China’s central bank digital currency, known as ‘DC/EP’ (digital currency/electronic payment), is rapidly progressing and, if successful, will have major international implications that have not yet been widely considered by policymakers.
DC/EP would have ramifications for governments, investors, and companies, including China’s own tech champions.
It has the potential to create the world’s largest centralised repository of financial transactions data and, while it may address some financial governance challenges, such as money laundering, it would also create unprecedented opportunities for surveillance. The initial impact of a successful DC/EP project will be primarily domestic, but little thought has been given to the longer term and global implications. DC/EP could be exported overseas via the digital wallets of Chinese tourists, students and businesspeople.
Over time, it is not far-fetched to speculate that the Chinese party-state will incentivise or even mandate that foreigners also use DC/EP for certain categories of cross-border RMB transactions as a condition of accessing the Chinese marketplace.

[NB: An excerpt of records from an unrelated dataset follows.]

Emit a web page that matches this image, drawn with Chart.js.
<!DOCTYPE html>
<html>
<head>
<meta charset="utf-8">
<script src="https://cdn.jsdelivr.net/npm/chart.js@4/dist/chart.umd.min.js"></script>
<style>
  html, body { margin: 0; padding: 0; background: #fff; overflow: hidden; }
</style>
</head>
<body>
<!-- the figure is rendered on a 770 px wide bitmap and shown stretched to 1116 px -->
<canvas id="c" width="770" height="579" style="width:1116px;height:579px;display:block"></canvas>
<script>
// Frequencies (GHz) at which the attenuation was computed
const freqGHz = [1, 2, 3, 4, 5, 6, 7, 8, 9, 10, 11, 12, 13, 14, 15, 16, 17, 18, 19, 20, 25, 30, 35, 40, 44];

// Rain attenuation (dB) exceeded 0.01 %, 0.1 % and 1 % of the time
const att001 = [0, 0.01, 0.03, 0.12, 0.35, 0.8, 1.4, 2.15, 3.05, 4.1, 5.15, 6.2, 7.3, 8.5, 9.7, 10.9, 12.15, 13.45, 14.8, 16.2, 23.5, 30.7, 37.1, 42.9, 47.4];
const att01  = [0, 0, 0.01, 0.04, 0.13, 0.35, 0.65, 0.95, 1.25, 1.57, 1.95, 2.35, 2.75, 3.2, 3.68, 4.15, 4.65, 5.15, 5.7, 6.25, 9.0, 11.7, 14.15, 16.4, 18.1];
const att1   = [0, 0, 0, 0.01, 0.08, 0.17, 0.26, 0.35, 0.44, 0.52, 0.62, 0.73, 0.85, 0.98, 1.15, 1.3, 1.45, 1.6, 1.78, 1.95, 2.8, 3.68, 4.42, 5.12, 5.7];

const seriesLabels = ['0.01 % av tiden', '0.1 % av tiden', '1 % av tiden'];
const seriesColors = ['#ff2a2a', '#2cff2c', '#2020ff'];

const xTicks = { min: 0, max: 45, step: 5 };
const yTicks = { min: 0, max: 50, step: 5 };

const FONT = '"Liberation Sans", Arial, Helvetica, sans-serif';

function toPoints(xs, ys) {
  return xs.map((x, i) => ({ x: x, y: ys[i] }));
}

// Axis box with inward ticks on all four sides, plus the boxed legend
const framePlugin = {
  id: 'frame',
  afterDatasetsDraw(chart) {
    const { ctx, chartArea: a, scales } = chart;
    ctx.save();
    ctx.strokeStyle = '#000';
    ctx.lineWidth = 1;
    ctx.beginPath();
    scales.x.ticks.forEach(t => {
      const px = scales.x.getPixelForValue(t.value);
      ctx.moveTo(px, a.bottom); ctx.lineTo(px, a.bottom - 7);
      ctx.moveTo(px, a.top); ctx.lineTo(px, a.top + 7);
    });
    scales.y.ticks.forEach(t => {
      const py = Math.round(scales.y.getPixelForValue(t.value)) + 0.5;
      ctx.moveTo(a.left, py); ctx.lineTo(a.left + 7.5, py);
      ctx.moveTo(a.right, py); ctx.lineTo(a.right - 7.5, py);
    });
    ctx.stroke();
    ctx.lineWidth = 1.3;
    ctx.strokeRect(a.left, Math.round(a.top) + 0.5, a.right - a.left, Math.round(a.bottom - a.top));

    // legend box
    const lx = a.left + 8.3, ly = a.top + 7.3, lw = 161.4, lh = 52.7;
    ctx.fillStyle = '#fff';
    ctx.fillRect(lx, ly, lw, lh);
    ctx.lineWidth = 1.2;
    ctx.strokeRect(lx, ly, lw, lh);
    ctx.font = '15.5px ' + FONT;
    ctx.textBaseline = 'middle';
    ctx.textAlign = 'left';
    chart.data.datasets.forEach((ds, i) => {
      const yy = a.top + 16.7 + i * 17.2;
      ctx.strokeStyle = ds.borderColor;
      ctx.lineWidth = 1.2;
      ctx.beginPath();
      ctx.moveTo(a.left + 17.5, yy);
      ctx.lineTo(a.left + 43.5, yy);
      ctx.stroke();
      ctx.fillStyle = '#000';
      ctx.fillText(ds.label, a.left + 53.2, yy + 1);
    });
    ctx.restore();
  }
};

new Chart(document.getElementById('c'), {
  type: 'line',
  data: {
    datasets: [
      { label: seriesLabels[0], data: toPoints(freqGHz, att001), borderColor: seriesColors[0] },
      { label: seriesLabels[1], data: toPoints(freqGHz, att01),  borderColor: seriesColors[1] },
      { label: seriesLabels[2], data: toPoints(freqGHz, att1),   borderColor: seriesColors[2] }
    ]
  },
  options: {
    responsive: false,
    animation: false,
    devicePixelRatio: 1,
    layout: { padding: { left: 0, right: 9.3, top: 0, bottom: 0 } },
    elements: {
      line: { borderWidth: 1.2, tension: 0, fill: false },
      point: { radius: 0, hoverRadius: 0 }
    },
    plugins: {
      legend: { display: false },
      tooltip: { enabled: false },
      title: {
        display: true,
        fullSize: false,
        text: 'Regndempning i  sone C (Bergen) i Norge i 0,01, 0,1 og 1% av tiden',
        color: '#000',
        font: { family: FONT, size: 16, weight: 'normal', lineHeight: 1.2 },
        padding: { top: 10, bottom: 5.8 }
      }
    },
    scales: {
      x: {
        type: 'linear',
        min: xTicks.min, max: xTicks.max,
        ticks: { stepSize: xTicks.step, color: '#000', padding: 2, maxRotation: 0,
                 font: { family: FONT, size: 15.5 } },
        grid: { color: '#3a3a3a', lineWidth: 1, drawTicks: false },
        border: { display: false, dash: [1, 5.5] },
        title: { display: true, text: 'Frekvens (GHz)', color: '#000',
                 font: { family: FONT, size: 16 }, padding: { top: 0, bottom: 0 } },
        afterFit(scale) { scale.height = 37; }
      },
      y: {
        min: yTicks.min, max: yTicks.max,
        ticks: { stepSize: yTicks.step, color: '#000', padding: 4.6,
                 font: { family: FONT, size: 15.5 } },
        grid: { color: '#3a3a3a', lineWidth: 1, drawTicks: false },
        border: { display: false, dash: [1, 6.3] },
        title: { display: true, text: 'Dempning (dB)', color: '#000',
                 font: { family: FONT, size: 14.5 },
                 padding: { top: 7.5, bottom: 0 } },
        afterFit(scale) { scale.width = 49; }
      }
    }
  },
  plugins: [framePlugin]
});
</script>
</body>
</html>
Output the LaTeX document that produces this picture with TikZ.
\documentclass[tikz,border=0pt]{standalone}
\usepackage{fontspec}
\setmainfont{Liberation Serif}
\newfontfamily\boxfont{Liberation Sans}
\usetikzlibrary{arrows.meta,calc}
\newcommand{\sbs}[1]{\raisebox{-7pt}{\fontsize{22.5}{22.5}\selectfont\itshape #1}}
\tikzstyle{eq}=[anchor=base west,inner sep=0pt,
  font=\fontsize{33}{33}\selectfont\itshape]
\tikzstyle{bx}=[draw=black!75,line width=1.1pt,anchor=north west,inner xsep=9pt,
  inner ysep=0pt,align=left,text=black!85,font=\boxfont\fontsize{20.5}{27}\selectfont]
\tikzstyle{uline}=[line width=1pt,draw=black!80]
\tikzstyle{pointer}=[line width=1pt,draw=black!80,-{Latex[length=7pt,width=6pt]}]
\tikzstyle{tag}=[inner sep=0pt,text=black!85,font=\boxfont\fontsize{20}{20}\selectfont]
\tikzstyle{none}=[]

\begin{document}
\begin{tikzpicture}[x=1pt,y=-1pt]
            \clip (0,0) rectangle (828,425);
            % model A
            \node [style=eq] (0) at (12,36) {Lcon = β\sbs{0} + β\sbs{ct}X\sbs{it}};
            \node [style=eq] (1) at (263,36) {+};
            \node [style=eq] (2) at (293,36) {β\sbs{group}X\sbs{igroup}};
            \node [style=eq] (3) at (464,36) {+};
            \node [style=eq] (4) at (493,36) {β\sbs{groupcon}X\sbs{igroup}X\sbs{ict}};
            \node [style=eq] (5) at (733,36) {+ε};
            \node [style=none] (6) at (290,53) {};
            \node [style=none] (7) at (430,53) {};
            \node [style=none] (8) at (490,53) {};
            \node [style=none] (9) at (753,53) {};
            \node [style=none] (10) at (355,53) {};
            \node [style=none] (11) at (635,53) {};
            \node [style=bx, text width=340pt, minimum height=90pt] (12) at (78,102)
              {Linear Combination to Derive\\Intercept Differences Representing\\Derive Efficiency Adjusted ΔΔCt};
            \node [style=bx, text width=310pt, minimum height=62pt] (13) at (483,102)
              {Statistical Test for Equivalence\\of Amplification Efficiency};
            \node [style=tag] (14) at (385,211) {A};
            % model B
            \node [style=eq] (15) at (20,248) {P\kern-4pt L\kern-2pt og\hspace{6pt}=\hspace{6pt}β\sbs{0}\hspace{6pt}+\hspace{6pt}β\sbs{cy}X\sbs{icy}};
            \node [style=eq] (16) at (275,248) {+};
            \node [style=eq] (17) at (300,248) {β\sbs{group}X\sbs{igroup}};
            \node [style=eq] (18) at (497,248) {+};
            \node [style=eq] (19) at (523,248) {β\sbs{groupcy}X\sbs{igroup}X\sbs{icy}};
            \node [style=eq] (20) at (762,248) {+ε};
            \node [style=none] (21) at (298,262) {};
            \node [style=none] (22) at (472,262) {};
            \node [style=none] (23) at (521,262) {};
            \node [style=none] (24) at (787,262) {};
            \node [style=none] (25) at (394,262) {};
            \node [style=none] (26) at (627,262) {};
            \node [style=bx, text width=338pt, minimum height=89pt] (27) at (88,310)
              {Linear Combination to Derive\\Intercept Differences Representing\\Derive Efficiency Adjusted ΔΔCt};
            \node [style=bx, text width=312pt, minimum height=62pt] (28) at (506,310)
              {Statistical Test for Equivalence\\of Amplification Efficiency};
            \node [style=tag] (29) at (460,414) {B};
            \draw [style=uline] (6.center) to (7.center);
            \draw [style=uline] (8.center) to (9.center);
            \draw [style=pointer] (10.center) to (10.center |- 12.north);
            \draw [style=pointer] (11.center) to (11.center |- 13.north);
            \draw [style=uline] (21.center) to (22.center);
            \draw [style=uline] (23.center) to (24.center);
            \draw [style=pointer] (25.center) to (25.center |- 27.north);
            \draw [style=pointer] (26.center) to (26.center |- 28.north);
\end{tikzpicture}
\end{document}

The potential for DC/EP to be successful enough to have a disruptive impact on the global economic system might be far into the future, but it’s important to consider what impact DC/EP could have on the global economy. Liberal democracies should act now to deepen analysis, develop standards and coordinate approaches to the risks inherent in DC/EP, including unconstrained data collection and the creation of powerful new tools for social control and economic coercion. By acting now to build a baseline analysis of the DC/EP project, decision-makers have an opportunity to anticipate challenges and build a consistent and coherent policy framework for managing them.